What if we did the same for our bodywork? What if we acknowledged the center of our body as the source of our strength and the root of our perceptions?
When we are centered—literally, when we work from our center—all we need to do is transfer our body weight back and forth from our body to our client’s body.
We perceive by pouring: pouring the weight of our body from our legs and hips, through our core, and out of our arms. When we pour, rather than push, our ego does not get in the way and we are able to hear what the client tells us.
Your Core Pitcher
Try this: Stand at one side of your massage table, a foot away from the table’s edge. Feel how your feet and legs support your entire body weight.
Now think of sharing that responsibility with your other two limbs.
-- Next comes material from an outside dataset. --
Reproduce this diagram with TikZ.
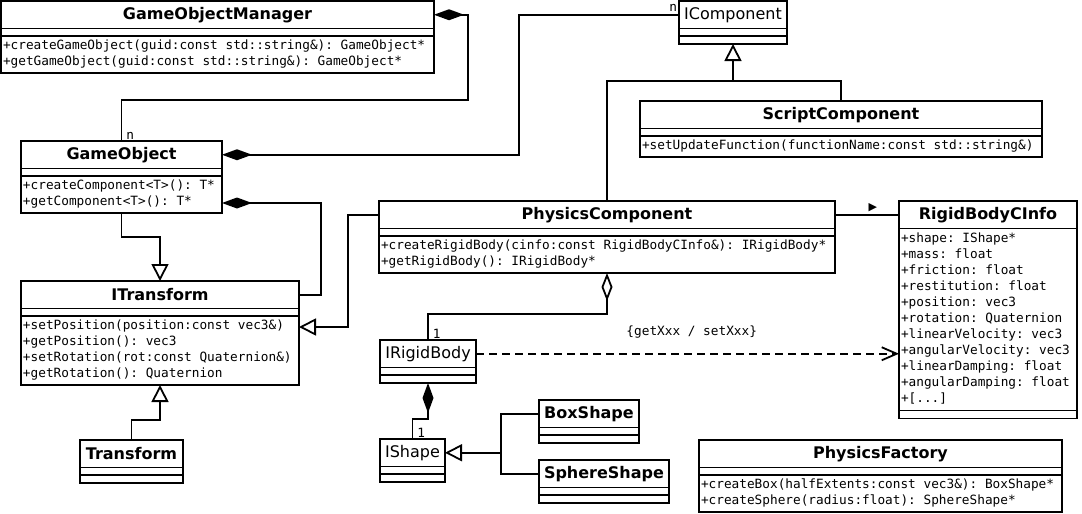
\documentclass[tikz,border=0pt]{standalone}
\usepackage{fontspec}
\setmainfont{DejaVu Sans}
\setmonofont{DejaVu Sans Mono}
\usepackage{tikz}
\usetikzlibrary{positioning,arrows.meta}
\frenchspacing

\begin{document}
\begin{tikzpicture}[x=1pt, y=-1pt, line width=1.8pt,
        clsname/.style={draw, outer sep=0pt, inner sep=0pt, minimum width=#1, minimum height=27.5pt, font=\fontsize{16}{19}\selectfont\bfseries},
        clsiface/.style={clsname=#1, font=\fontsize{16}{19}\selectfont},
        clssep/.style={draw, outer sep=0pt, inner sep=0pt, minimum width=#1, minimum height=7.5pt},
        clsend/.style={draw, outer sep=0pt, inner sep=0pt, minimum width=#1, minimum height=8pt},
        clsops/.style={draw, outer sep=0pt, inner xsep=2pt, inner ysep=2.5pt, text width=#1, align=left, font=\ttfamily\fontsize{12.75}{16}\selectfont, execute at begin node={\spaceskip=0.602em\relax\strut}, execute at end node=\strut},
        mult/.style={inner sep=1pt, font=\ttfamily\fontsize{12.75}{16}\selectfont, execute at begin node={\spaceskip=0.602em\relax}},
        comp/.style={{Diamond[length=30pt,width=11pt]}-},
        aggr/.style={{Diamond[open,length=28pt,width=11pt]}-},
        gen/.style={-{Triangle[open,length=17pt,width=17pt]}},
        dep/.style={dash pattern=on 8pt off 5pt, -{Straight Barb[length=15pt,width=13pt]}}]
        \useasboundingbox (0,0) rectangle (1082,514);

        \node[clsname=433pt, anchor=north west] (gom) at (1,1) {GameObjectManager};
        \node[clssep=433pt, below=0pt of gom] (gom-a) {};
        \node[clsops=429pt, below=0pt of gom-a] (gom-o) {+createGameObject(guid:const std::string\&): GameObject*\\+getGameObject(guid:const std::string\&): GameObject*};

        \node[clsiface=108pt, anchor=north west] (icomp) at (679,1) {IComponent};
        \node[clssep=108pt, below=0pt of icomp] (icomp-a) {};
        \node[clsend=108pt, below=0pt of icomp-a] (icomp-o) {};

        \node[clsname=402pt, anchor=north west] (sc) at (640,101) {ScriptComponent};
        \node[clssep=402pt, below=0pt of sc] (sc-a) {};
        \node[clsops=398pt, below=0pt of sc-a] (sc-o) {+setUpdateFunction(functionName:const std::string\&)};

        \node[clsname=201pt, anchor=north west] (go) at (21,141) {GameObject};
        \node[clssep=201pt, below=0pt of go] (go-a) {};
        \node[clsops=197pt, below=0pt of go-a] (go-o) {+createComponent<T>(): T*\\+getComponent<T>(): T*};

        \node[clsname=278pt, anchor=north west] (itf) at (21,281) {ITransform};
        \node[clssep=278pt, below=0pt of itf] (itf-a) {};
        \node[clsops=274pt, below=0pt of itf-a] (itf-o) {+setPosition(position:const vec3\&)\\+getPosition(): vec3\\+setRotation(rot:const Quaternion\&)\\+getRotation(): Quaternion};

        \node[clsname=103pt, anchor=north west] (tf) at (80,440) {Transform};
        \node[clssep=103pt, below=0pt of tf] (tf-a) {};
        \node[clsend=103pt, below=0pt of tf-a] (tf-o) {};

        \node[clsname=456pt, anchor=north west] (pc) at (379,201) {PhysicsComponent};
        \node[clssep=456pt, below=0pt of pc] (pc-a) {};
        \node[clsops=452pt, below=0pt of pc-a] (pc-o) {+createRigidBody(cinfo:const RigidBodyCInfo\&): IRigidBody*\\+getRigidBody(): IRigidBody*};

        \node[clsname=178pt, anchor=north west] (rbci) at (899,201) {RigidBodyCInfo};
        \node[clsops=174pt, inner ysep=3pt, below=0pt of rbci] (rbci-a) {+shape: IShape*\\+mass: float\\+friction: float\\+restitution: float\\+position: vec3\\+rotation: Quaternion\\+linearVelocity: vec3\\+angularVelocity: vec3\\+linearDamping: float\\+angularDamping: float\\+[...]};
        \node[clsend=178pt, below=0pt of rbci-a] (rbci-o) {};

        \node[clsiface=96pt, anchor=north west] (irb) at (380,340) {IRigidBody};
        \node[clssep=96pt, below=0pt of irb] (irb-a) {};
        \node[clsend=96pt, below=0pt of irb-a] (irb-o) {};

        \node[clsiface=65pt, anchor=north west] (ish) at (380,439) {IShape};
        \node[clssep=65pt, below=0pt of ish] (ish-a) {};
        \node[clsend=65pt, below=0pt of ish-a] (ish-o) {};

        \node[clsname=100pt, anchor=north west] (boxs) at (539,400) {BoxShape};
        \node[clssep=100pt, below=0pt of boxs] (boxs-a) {};
        \node[clsend=100pt, below=0pt of boxs-a] (boxs-o) {};

        \node[clsname=130pt, anchor=north west] (sph) at (539,460) {SphereShape};
        \node[clssep=130pt, below=0pt of sph] (sph-a) {};
        \node[clsend=130pt, below=0pt of sph-a] (sph-o) {};

        \node[clsname=363pt, anchor=north west] (pf) at (699,440) {PhysicsFactory};
        \node[clssep=363pt, below=0pt of pf] (pf-a) {};
        \node[clsops=359pt, below=0pt of pf-a] (pf-o) {+createBox(halfExtents:const vec3\&): BoxShape*\\+createSphere(radius:float): SphereShape*};

        \draw[comp] (gom.east) -| (468,100) -| (go.north);
        \node[mult, anchor=south west, xshift=3pt] (go-n) at (go.north) {n};
        \draw[comp] (go.east) -- ++(297,0) |- (icomp.west);
        \node[mult, anchor=south east, yshift=1pt] (icomp-n) at (icomp.west) {n};
        \draw[comp] ([yshift=-8.5pt]go-o.east) -- ++(99,0) |- (itf.east);
        \draw[gen] (go-o.south) -- ++(0,24) -| (itf.north);
        \draw[gen] (tf.north) -- ++(0,-20) -| (itf-o.south);
        \draw[gen] (pc.west) -- ++(-31,0) |- ([yshift=-11pt]itf-o.north east);

        \path (icomp-o.south) -- ++(0,37) coordinate (ihub);
        \draw[gen] (ihub) -- (icomp-o.south);
        \draw (pc.north) |- (ihub);
        \draw (sc.north) |- (ihub);

        \draw (pc.east) -- (rbci.west) node[pos=0.59, yshift=7.5pt, inner sep=0pt, font=\fontsize{11}{11}\selectfont] {▶};
        \draw[aggr] (pc-o.south) -- ++(0,41) -| (irb.north);
        \node[mult, anchor=south west, xshift=3pt] (irb-n) at (irb.north) {1};
        \draw[dep] (irb.east) -- (irb.east -| rbci-a.west) node[mult, pos=0.51, yshift=22pt] {\{getXxx / setXxx\}};
        \draw[comp] (irb-o.south) -- ++(0,36) -| (ish.north);
        \node[mult, anchor=south west, xshift=3pt] (ish-n) at (ish.north) {1};

        \path (ish.east) -- ++(56,0) coordinate (shub);
        \draw[gen] (shub) -- (ish.east);
        \draw (boxs.west) -| (shub);
        \draw (sph.west) -| (shub);
    \end{tikzpicture}
\end{document}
Tip your body forward so that your palms or soft fists contact the table. Do nothing with your arms—no muscle contraction, no pushing. Just notice how part of your weight is now absorbed by your upper body instead of your lower body.
Shift your core backward again and feel your body weight return to your legs.
With a slow exhalation, repeat, tipping forward again, and feel your weight pour back into your arms. Lean to the left and feel the weight pour more specifically into the left arm. Lean in a slow-moving circle.
Feel your body weight pour from the left arm to the right, now from the right arm backward to the right leg, from your right leg to left leg, and then back to the left arm.
Imagine your insides filled with water. See the core of your body as a pitcher. Your arms and legs are four different glasses. By tipping your pitcher in one direction or another, you pour your body weight from one glass to another, adjusting the proportions based on what your client needs.
This pouring, from legs to arms, from left to right, from your body to the client’s body, is the heart of giving a perceptive massage. Yes, this does seem too simple. But precisely because it is so simple, pouring is a skill that is difficult to learn.
When you begin, you’ll think you are not doing enough. Your instinct is to do more: to engage your muscles, to think more, to push harder. But increased effort is counterproductive.
When we pour rather than push, when we sink rather than contract, that is when the client shares his needs with us.
Why is pouring more effective than pushing?
Think of massage as a physiological conversation, a dialogue between muscles rather than mouths.
In order to hear what the client’s body is telling us, we need to listen. In order to listen, we need to stop talking. When we use our muscles, when we contract them, they talk. But if they talk too much, they drown out the possibility for conversation.
When we push, we become like that well-intentioned but frustrating friend who interrupts, who never lets you finish a thought because he has his own anecdote to relate, his own opinion to offer.
From a different angle: Massage works by easing tension. When we work too hard, when we tense our muscles unnecessarily, we add tension into the session.
Pouring enables us to work without tension, to sink into the client’s tissue as much or as little as he needs.
By not adding tension of our own, the client doesn’t have to protect herself; our pouring encourages her to share her tension, which provides us with the information we need to help her.
That perception allows us to sink with even greater specificity and subtlety, which encourages the client to share even more.
While pushing can stop the conversation before it even begins, pouring can create a feedback loop, back and forth, between client and therapist.
Listen Well
Ultimately, we can only be perceptive when we are first receptive.
The key to our success as massage therapists is less about how much we know and more about how well we listen.
Change your perception. It requires no magic, but it does require a sense of wonder.
Hopefully, your client won’t be the only one surprised by your powers of perception.
Instead, because you are pouring without preconceptions, without ego, you will be surprised as well.
David M. Lobenstine is a massage therapist, continuing education teacher and owner of Full Breath Massage in New York, New York.